Japan’s third-biggest bank now expects net income to reach a record ¥820 billion ($5.3 billion) in the year ending March, up from its previous forecast of ¥750 billion. Profit rose 36% in the first half from a year earlier to ¥566.1 billion, it said Thursday.
Mizuho plans to buy back as much as ¥100 billion in shares through mid-March next year and cancel them.
Mizuho kicks off the earnings season for the nation’s top three lenders, which are expected to post bumper results after the Bank of Japan started raising interest rates following years of ultraeasy monetary policy. Mitsubishi UFJ Financial Group and Sumitomo Mitsui Financial Group are set to report later on Thursday.

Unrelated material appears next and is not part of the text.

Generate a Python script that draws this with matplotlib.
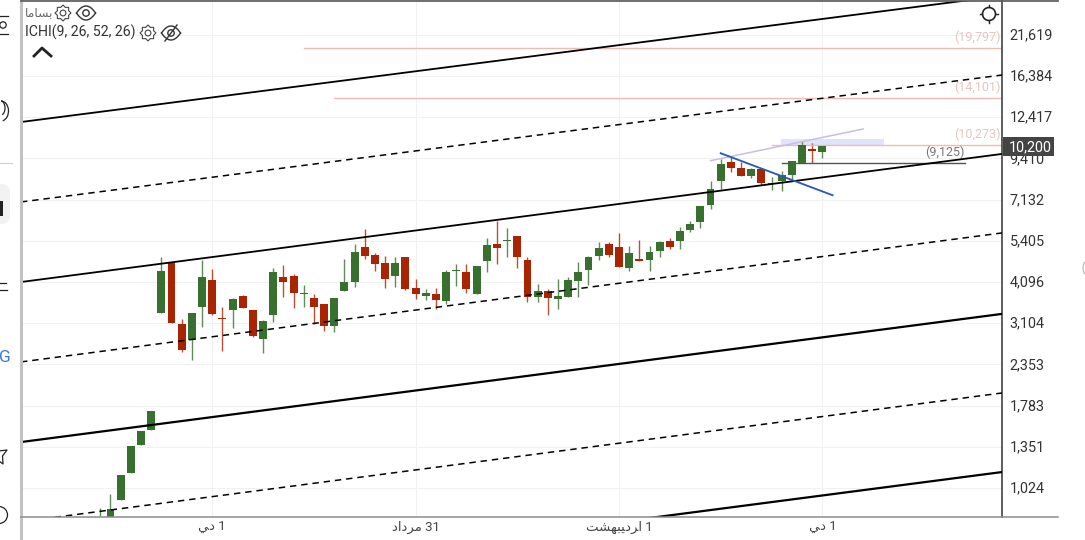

After being squeezed by rock-bottom rates for more than a decade, the banks’ domestic lending income is expected to expand because they can charge relatively more on loans than they pay for deposits. A weaker yen is providing another tailwind by boosting the value of earnings generated abroad, where the lenders have been expanding for years.
They are also benefiting from the country’s renewed push to unwind cross-shareholdings. The banks still own billions of dollars worth of corporate clients’ shares, and divesting such holdings will generate additional profits, particularly at a time when Japanese stocks are trading near a record high.